Now. When precisely did I wake up and know that life was a battleground? It was into the fray each day, taking up the cudgels, arming myself against would-be oppressors, defending, and holding that line. Am I Joan of Arc in my suit of armour? Even housework has to be attacked, striking a blow.
My job is certainly enemy territory. Conspiracies leading to a stab in the back, probably for me. The pimping, snitching idiocy of the place is wearing me out. Eighteenth-century Venice couldn’t have been more plot-ridden.
But warfare is tiring. This is the lesson. Opposing everything, everyone, constantly, is a weakening experience. Whereas being for something is strengthening. It’s not so much Willa’s illness that is sapping my strength (though it’s helping) but my own combative nature. And the delusion of wanting. This is at the core of suffering.
Let others live the way they must, advise the bald-headed nuns and monks. Try to see them with loving kindness. This is what the Buddha taught. The practice is hard. Theory has always been easier for me. But one step at a time. However, I’ve decided that enemies will have to wait. First I’ll be compassionate towards myself, then to my friends, then to strangers. I’m not geared for enemies yet.
The techniques can be applied anywhere, the breathing into calm. In the park, where the grass has just been cut, a breeze brushes past
, soft as a feather. The couple coming towards us smile. Autumnal blessings, I murmur to my dog. She clinks along beside me on her lead, ever the optimist, feeling the harmony on this pink evening as she is now deaf.

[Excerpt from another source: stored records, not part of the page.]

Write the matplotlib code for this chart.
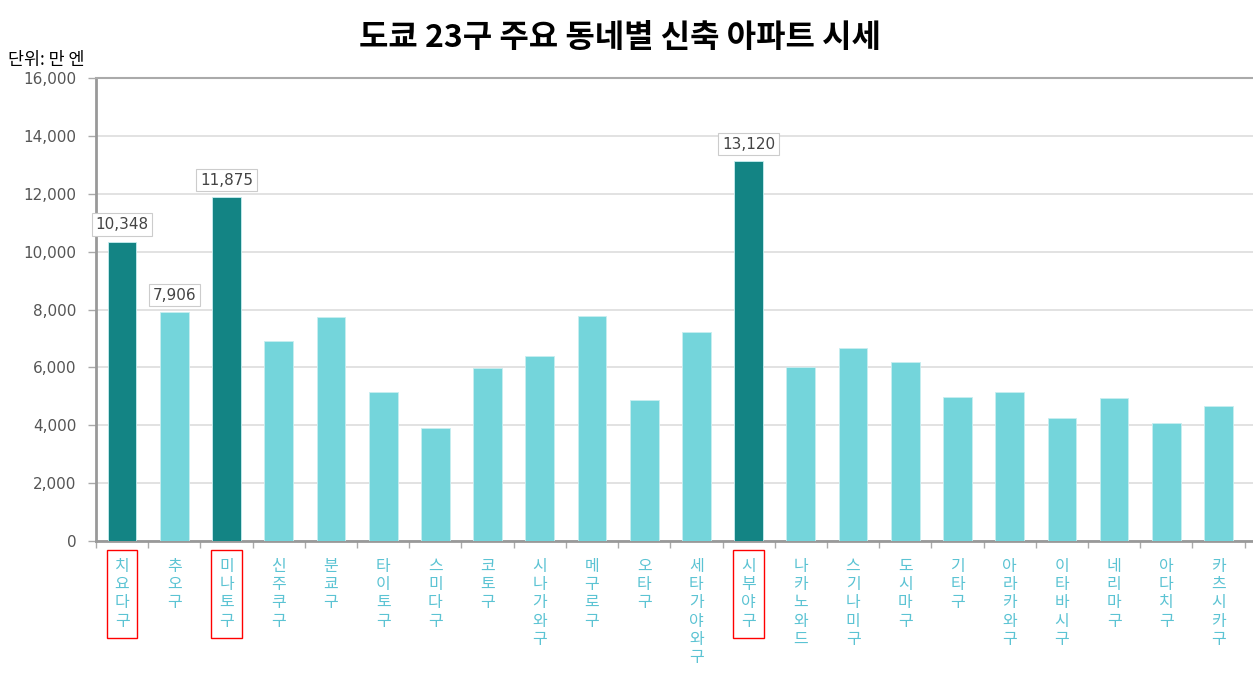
import numpy as np
import matplotlib
matplotlib.use('Agg')
from matplotlib import pyplot as plt
from matplotlib.ticker import FuncFormatter

plt.rcParams['font.family'] = ['Noto Sans CJK KR', 'DejaVu Sans']

##################
# data
##################
wards = ['치요다구', '추오구', '미나토구', '신주쿠구', '분쿄구', '타이토구', '스미다구', '코토구',
         '시나가와구', '메구로구', '오타구', '세타가야와구', '시부야구', '나카노와드', '스기나미구',
         '도시마구', '기타구', '아라카와구', '이타바시구', '네리마구', '아다치구', '카츠시카구']
prices = [10348, 7906, 11875, 6920, 7735, 5140, 3910, 5980,
          6390, 7785, 4890, 7240, 13120, 6030, 6655,
          6195, 4975, 5150, 4265, 4930, 4070, 4655]
highlight = ['치요다구', '미나토구', '시부야구']
labelled = ['치요다구', '추오구', '미나토구', '시부야구']

dark = '#138484'
light = '#74d5db'

##################
# plot
##################
fig = plt.figure(figsize=(12.53, 6.75), dpi=100)
ax = fig.add_axes([0.0766, 0.1985, 0.9234, 0.6859])

x = np.arange(len(wards))
colors = [dark if w in highlight else light for w in wards]
ax.bar(x, prices, width=0.55, color=colors, edgecolor='#c8eef0', linewidth=0.6, zorder=3)

for i, (w, p) in enumerate(zip(wards, prices)):
    if w in labelled:
        ax.annotate(f'{p:,}', (i, p), xytext=(0, 7), textcoords='offset points',
                    ha='center', va='bottom', fontsize=11, color='#444444', family='DejaVu Sans',
                    bbox=dict(boxstyle='square,pad=0.25', fc='white', ec='#cccccc', lw=0.8),
                    zorder=5)

ax.set_ylim(0, 16000)
ax.set_xlim(-0.5, 21.66)
ax.set_yticks(np.arange(0, 16001, 2000))
ax.yaxis.set_major_formatter(FuncFormatter(lambda v, _: f'{int(v):,}'))
ax.tick_params(axis='y', labelsize=11, labelcolor='#555555', color='#aaaaaa', length=6, width=1, pad=8)
for lab in ax.get_yticklabels():
    lab.set_family('DejaVu Sans')
ax.grid(axis='y', color='#dddddd', linewidth=1.2, zorder=0)

ax.set_xticks(x)
ax.set_xticklabels(['\n'.join(w) for w in wards], fontsize=11.5, color='#5bc3d3',
                   va='top', linespacing=1.1)
ax.set_xticks(np.arange(-0.5, 22, 1), minor=True)
ax.tick_params(axis='x', which='major', length=0, pad=12)
ax.tick_params(axis='x', which='minor', length=5, color='#aaaaaa', width=1)
for lab in ax.get_xticklabels():
    if lab.get_text().replace('\n', '') in highlight:
        lab.set_bbox(dict(boxstyle='square,pad=0.5', fc='none', ec='red', lw=1))

for s in ['left', 'bottom']:
    ax.spines[s].set_color('#999999')
    ax.spines[s].set_linewidth(2)
ax.spines['top'].set_color('#aaaaaa')
ax.spines['top'].set_linewidth(1.5)
ax.spines['right'].set_visible(False)

fig.text(0.495, 0.943, '도쿄 23구 주요 동네별 신축 아파트 시세', ha='center', va='center',
         fontsize=23, fontweight='bold', color='black')
fig.text(0.006, 0.911, '단위: 만 엔', ha='left', va='center', fontsize=12.5, color='black')

fig.savefig('out.png', dpi=100)
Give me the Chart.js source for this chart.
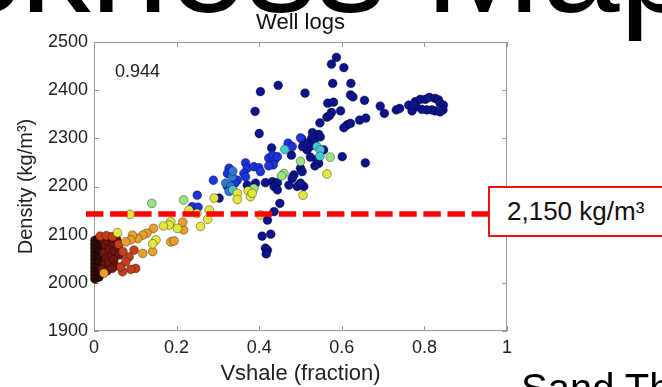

It’s been years and I’m tired from working, visiting Willa in the hostel across the way from my office, three days a week. I’ve told Rita not to come to the nursing home any more—a relief for us both, and Willa doesn’t notice.
Medical seminars are to be scheduled by me on a regular basis, for a variety of diseases. Real diseases, that is, not the stuff of pharmaceutical hype, such as ‘premature’ balding or erectile dysfunction and other symptoms of simply growing older before you know it. The determination of pharmaceutical companies to strike fear into our hearts so that we’ll give them a lavish livelihood is for me only mildly offset by the knowledge that Willa has benefited to some degree from the drugs for psychosis that have restored, to some small extent, her former optimistic and tolerant personality.
Here we are at departmental drinks and She is there, the object of my desire not so long ago, the unmistakable back of her. She starts to turn round and I pause, intending to look the other way, then decide to walk straight towards her. Someone has just told me I look terrific.
She is smiling and even puts out a hand to half encircle me. Slightly perplexed, I greet her and wait, all calmness. No ego, no embarrassment, no offence at not hearing back from my last call.
‘How is your mother? I haven’t forgotten the dementia workshop,’ she says.
The workshop, in which I had a personal interest, of course, as well as a work-related commitment, had almost not occurred because of her lack of response. Without saying as much, for this is the new me, unrighteous and tolerant, I tell her it can wait for another six months—other seminars are in place that will fulfil the same function, for the same audience.